I found out my grandmother’s name. It’s Christianna Benjamin nee Morgan. During my meditation I set the intention to connect with her and to be given a sign that I was connected. I had a tickling around my third eye and on the left side of my neck.

I saw a thimble, and later thread and a needle. Was she a good seamstress? Did I hear that somewhere? Then I had the thought of stitching together a patchwork quilt.

I dropped in and out of nothingness, but in between I thought about my dream from the night before in which I was trying to hide from a previous boss. I’d been trying to dodge him for ages hiding in all kinds of places before suddenly deciding that I’d done nothing wrong and, despite all the people who’d been trying to hide and protect me, I came out openly and challenged him.
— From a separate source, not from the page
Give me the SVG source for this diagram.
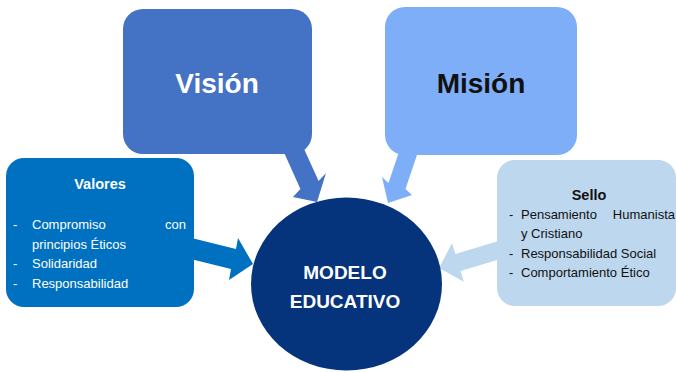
<svg xmlns="http://www.w3.org/2000/svg" width="676" height="372" viewBox="0 0 676 372">
<style>
.t{font-family:"Liberation Sans",Arial,sans-serif}
.big{font-size:28px;font-weight:bold;text-anchor:middle}
.hd{font-size:14.5px;font-weight:bold;text-anchor:middle}
.li{font-size:13px}
.w{fill:#ffffff}
.k{fill:#111111}
</style>
<rect width="676" height="372" fill="#ffffff"/>
<g id="connectors">
<polygon fill="#4472C4" points="282,148 300,140 318.6,180.9 326,173 317,202 293,197 300.4,189.1"/>
<polygon fill="#7EAEF7" points="404.5,135.5 421.5,141.5 405.5,189 412,195 388,203 382,177 388.5,183"/>
<polygon fill="#0070C0" points="187.5,237 236,249 238,238 253,264 229,280 231,269 182.5,257"/>
<polygon fill="#BDD7EE" points="503.4,239.4 455.4,253.9 452,243.3 439,268 463.8,281.7 460.6,271.1 508.6,256.6"/>
</g>
<g id="vision">
<rect x="123" y="9" width="189" height="145" rx="20" fill="#4472C4"/>
<text class="t big w" x="217" y="93">Visión</text>
</g>
<g id="mision">
<rect x="385" y="7" width="192" height="148" rx="20" fill="#7EAEF7"/>
<text class="t big k" x="481" y="93">Misión</text>
</g>
<g id="valores">
<rect x="6" y="158" width="188" height="149" rx="18" fill="#0070C0"/>
<text class="t hd w" x="100" y="189">Valores</text>
<g class="t li w">
<text x="13" y="229">-</text>
<text x="32" y="229">Compromiso</text>
<text x="186" y="229" text-anchor="end">con</text>
<text x="32" y="249">principios Éticos</text>
<text x="13" y="268">-</text>
<text x="32" y="268">Solidaridad</text>
<text x="13" y="288">-</text>
<text x="32" y="288">Responsabilidad</text>
</g>
</g>
<g id="sello">
<rect x="497" y="160" width="179" height="146" rx="18" fill="#BDD7EE"/>
<text class="t hd k" x="589" y="200">Sello</text>
<g class="t li k">
<text x="509" y="219">-</text>
<text x="521" y="219">Pensamiento</text>
<text x="675" y="219" text-anchor="end">Humanista</text>
<text x="521" y="238">y Cristiano</text>
<text x="509" y="258">-</text>
<text x="521" y="258">Responsabilidad Social</text>
<text x="509" y="277">-</text>
<text x="521" y="277">Comportamiento Ético</text>
</g>
</g>
<g id="modelo">
<ellipse cx="346.5" cy="284" rx="95.5" ry="86.5" fill="#06347C"/>
<text class="t w" x="345" y="279" font-size="19" font-weight="bold" text-anchor="middle">MODELO</text>
<text class="t w" x="345" y="308" font-size="19" font-weight="bold" text-anchor="middle">EDUCATIVO</text>
</g>
</svg>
He didn’t pursue the issues and I realised that I needn’t have hidden for so long.

In the same dream I needed the toilet and had to go a long way to find it, (even though I was convinced that there was one closer). A woman snuck in before me, but fortunately there was more than one cubicle. The wall was flat, and the toilet bowl emerged from it and looked a little flimsy as it had no solid base attaching it to the floor. It had un-flushed poo in. I needed to do a poo but was conscious of people in the next cubicle so held on to it, just did a wee while pondering the oddness of the toilet.

Somebody once told me that poo in dreams is related to money. Does this dream mean that I found some (in the bowl) but was too embarrassed to add mine to it? Do you know anything about poo in dreams?

And what about the thimble and the patchwork quilt? I was wondering if it could mean that I’m to pull together all the different things that I’m learning into one. Maybe create something new and different from all the bits. Any thoughts?

And finally, I got the thought that it would be a good idea to write about my Family Constellation experiences.

When I was researching Shamanism I found people’s personal experiences really helpful. Constellations are about soul integration, about making whole the fragmented soul that has suffered trauma. This is also the aim of Shamanism.

It may require a bit of delving into journals but each experience was so profound that they are clearly documented.